Microblogging has become the media information that is very popular among internet users. Therefore, the microblogging became a source of rich data for opinions and reviews especially on movie reviews. We proposed, sentiment analysis on movie review using ensemble features and Bag of Words and selection Features Pearson's Correlation to reduce the dimension of the feature and get the optimal feature combinations. Use the feature selection is done to improve the performance of the classification, reducing the dimension of the feature and get the optimal feature combinations. The process of classification using several models of Naïve Bayes i.e. Bernoulli Naïve Bayes for binary data, Gaussian Naïve Bayes for continuous data and Multinomial Naïve Bayes for numeric data. The results of this study indicate that by using the non-standard word on tweet evaluation results obtained accuracy 82%, precision 86%, recall 79.62% and f-measure 82.69% using Feature Selection 20%. Then after using manual standardization of word the evaluation results on the accuracy increased by 8% and then the accuracy becomes 90%, precision 92%, recall 88.46% and f-measure 90.19% using 85% feature selection. Based on these results it can be concluded that by using the standardization of word can improve the performance of classification and feature selection Pearson's provide optimal feature combinations and reducing the total number of dimensions’ feature.

[1]  Rui Xia,et al.  Ensemble of feature sets and classification algorithms for sentiment classification , 2011, Inf. Sci..

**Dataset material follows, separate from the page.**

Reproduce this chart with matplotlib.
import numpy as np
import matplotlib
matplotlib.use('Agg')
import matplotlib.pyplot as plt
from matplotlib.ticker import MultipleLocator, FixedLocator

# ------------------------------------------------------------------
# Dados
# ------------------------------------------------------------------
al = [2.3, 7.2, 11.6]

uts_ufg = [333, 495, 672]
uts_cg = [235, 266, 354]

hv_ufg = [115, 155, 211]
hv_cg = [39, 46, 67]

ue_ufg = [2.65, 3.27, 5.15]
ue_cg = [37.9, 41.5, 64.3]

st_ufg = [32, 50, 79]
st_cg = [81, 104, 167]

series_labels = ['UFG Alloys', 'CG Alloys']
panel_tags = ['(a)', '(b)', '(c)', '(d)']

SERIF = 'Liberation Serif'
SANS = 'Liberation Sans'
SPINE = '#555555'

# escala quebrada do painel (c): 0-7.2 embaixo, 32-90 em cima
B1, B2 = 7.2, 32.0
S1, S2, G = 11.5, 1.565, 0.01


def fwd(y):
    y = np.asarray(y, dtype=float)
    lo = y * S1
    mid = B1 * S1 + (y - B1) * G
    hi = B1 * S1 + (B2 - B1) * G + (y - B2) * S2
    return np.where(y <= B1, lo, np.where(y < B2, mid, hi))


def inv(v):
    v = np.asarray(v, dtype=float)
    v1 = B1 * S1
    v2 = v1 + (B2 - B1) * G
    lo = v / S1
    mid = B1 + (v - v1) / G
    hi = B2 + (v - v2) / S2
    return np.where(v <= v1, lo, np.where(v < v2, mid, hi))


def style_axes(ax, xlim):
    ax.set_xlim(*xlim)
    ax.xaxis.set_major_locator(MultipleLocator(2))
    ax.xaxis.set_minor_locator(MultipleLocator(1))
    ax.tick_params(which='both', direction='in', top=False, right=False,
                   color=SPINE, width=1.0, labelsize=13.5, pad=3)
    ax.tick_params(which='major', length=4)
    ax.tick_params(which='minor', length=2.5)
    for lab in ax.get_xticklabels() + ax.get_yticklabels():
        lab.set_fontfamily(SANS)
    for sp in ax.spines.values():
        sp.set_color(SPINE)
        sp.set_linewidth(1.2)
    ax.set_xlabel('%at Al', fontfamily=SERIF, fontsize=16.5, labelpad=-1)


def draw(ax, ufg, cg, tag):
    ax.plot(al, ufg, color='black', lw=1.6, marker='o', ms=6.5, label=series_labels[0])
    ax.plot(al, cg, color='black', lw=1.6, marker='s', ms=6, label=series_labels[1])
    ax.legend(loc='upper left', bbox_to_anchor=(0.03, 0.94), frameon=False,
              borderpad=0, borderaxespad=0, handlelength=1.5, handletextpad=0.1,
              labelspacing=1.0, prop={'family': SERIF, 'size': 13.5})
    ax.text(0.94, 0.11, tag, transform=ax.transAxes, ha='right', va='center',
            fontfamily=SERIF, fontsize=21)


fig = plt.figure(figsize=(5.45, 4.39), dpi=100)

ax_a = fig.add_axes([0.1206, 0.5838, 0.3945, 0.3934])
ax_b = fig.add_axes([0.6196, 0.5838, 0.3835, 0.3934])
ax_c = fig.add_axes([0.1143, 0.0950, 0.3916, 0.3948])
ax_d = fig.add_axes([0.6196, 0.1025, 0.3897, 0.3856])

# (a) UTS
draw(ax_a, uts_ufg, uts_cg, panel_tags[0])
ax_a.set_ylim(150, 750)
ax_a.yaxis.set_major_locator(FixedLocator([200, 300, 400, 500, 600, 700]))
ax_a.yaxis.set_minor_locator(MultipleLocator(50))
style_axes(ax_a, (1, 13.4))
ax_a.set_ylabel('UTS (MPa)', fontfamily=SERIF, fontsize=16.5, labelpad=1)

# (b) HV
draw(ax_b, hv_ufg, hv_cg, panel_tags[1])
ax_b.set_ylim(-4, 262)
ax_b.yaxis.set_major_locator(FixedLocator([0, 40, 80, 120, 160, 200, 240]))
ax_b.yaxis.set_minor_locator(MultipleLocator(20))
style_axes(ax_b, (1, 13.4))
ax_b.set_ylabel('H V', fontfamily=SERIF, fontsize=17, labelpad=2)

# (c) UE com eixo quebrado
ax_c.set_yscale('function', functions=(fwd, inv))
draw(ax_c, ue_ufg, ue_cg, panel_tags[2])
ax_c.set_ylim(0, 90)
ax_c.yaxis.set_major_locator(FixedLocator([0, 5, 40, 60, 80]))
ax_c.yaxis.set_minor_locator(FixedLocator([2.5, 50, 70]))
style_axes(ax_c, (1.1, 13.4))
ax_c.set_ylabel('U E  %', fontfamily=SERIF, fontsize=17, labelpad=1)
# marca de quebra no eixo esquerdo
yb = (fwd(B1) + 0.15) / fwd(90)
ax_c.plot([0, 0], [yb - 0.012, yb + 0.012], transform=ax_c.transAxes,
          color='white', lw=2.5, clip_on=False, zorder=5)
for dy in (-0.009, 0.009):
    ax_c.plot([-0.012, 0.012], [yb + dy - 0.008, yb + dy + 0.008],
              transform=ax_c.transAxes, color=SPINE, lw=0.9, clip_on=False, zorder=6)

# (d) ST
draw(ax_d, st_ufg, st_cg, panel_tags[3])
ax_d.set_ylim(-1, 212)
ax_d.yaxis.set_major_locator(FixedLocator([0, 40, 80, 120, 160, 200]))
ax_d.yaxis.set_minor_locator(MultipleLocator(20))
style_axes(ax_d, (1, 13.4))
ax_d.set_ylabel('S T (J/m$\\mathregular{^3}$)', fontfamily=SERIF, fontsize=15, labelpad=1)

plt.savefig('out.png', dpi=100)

[2]  Agus Zainal Arifin,et al.  Indonesian News Classification Using Naïve Bayes and Two-Phase Feature Selection Model , 2017 .

[3]  Shubhamoy Dey,et al.  Performance Investigation of Feature Selection Methods and Sentiment Lexicons for Sentiment Analysis , 2012 .

[4]  Óscar W. Márquez Flórez,et al.  A Communication Perspective on Automatic Text Categorization , 2009, IEEE Transactions on Knowledge and Data Engineering.

[5]  Geoff Holmes,et al.  Multinomial Naive Bayes for Text Categorization Revisited , 2004, Australian Conference on Artificial Intelligence.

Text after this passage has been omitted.